The Premise: Commander Shepard, ever loyal to the Alliance’s Admiral Hackett (voiced by Lance Henriksen) is tasked with investigating the abduction of Dr. Amanda Kenson by (surprise) Batarian “extremists”. Along the way, Shepard learns a horrifying truth about the upcoming Reaper invasion.

As players, we typically get Commander Shepard with his squad in tow, taking down the enemies of the galaxy. This time around, Shepard is on his own in full James Bond mode, taking down Batarians and indoctrinated humans along the way. Once the mission is near completion, Shepard has to make a decision that may result in the annihilation of an entire colony.

Is It Good?: Shepard on his own is a force to be reckoned with, which is something I’ve always felt as a player, however; over all, I miss his crew when they’re not around.
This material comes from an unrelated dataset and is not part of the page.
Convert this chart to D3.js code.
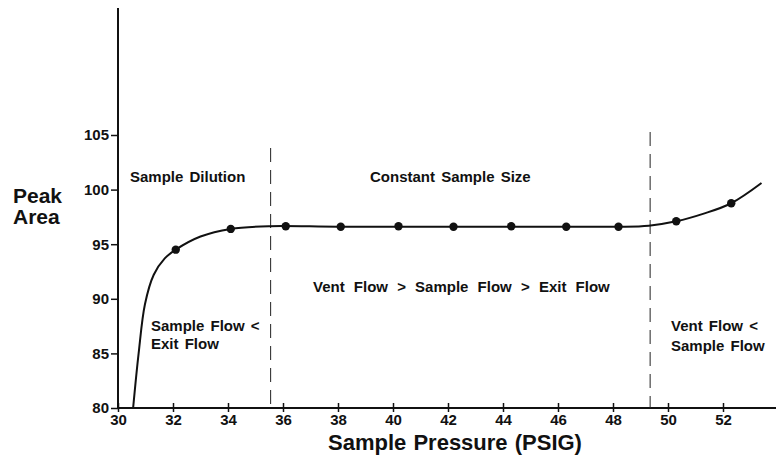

This DLC is meant to bridge the gap between Mass Effect 2 and Mass Effect 3 in that its directly related to the inbound Reaper fleet glimpsed briefly in the final moments of Mass Effect 2. A fleet that may or may not end up glassing Earth before Shepard has time to stop them.

It’s nice to see Admiral Hackett return, as he was a fairly prominent character in the original Mass Effect. In Mass Effect 2, he emails Shepard from time to time with missions that are outside the Alliance’s jurisdiction, but other than that, the gravelly tones of Lance Henriksen were nowhere to be found. Thankfully, Arrival rectifies that.

The mission is exciting and can be performed two different ways, via stealth or through all-out gunplay. Going the stealth route is far more satisfying as Shepard infiltrates the Batarian facility like a ninja and then evacuates Dr. Kenson in a series of glorious firefights. The facility is reminiscent of Jack’s loyalty mission, so it almost seems like BioWare may have re-used some assets, overall, it works.

Not only that, but there are some light hints, performance and animation-wise that Hackett was perhaps once involved with Dr. Kenson, showing his dismay at her demise during the close of Arrival. In fact, this DLC is loaded with solid performances by the cast all around, with Shepard emoting strongly (male or female, it doesn’t matter) about the potential destruction of a Batarian colony and how that might impact galactic relations.

This DLC was touted as being a glimpse at what awaits players in Mass Effect 3. Interestingly, it delivers in providing the player with a good idea of exactly the kind of intergalactic incident that may see Shepard, as humanity’s brightest hope taken down a few pegs in the eyes of other alien races. In “allowing” the destruction of a Batarian colony at the close of Arrival’s mission, does that not mean that Shepard is just another ruthless human putting a human agenda before others?

Mass Effect 3 will open with Shepard facing what are basically charges for war crimes. To see a hero go from savior to dead, back to hero, then to war criminal is an interesting progression of character not often seen in gaming. Hopefully, all pans out for the galaxy in Mass Effect 3, but then again, we’ll have to wait and see.

Length: About two hours.

Moment To Savor: Using the Renegade quick-time event to take down Dr. Kenson when she’s spouting craziness about how it’s fine that the Reapers are going to arrive and begin the cleansing of the galaxy, starting with Earth.

Worth it?: There’s a great interaction right before Shepard leaves Kenson’s lab that makes the DLC worth playing, however; getting there is somewhat tedious. The moral decisions Shepard has to make are interesting, though, and will bridge the gap to the final installment nicely. At 560 Microsoft points (around $7), I’d say just pull the trigger and prepare for the Arrival.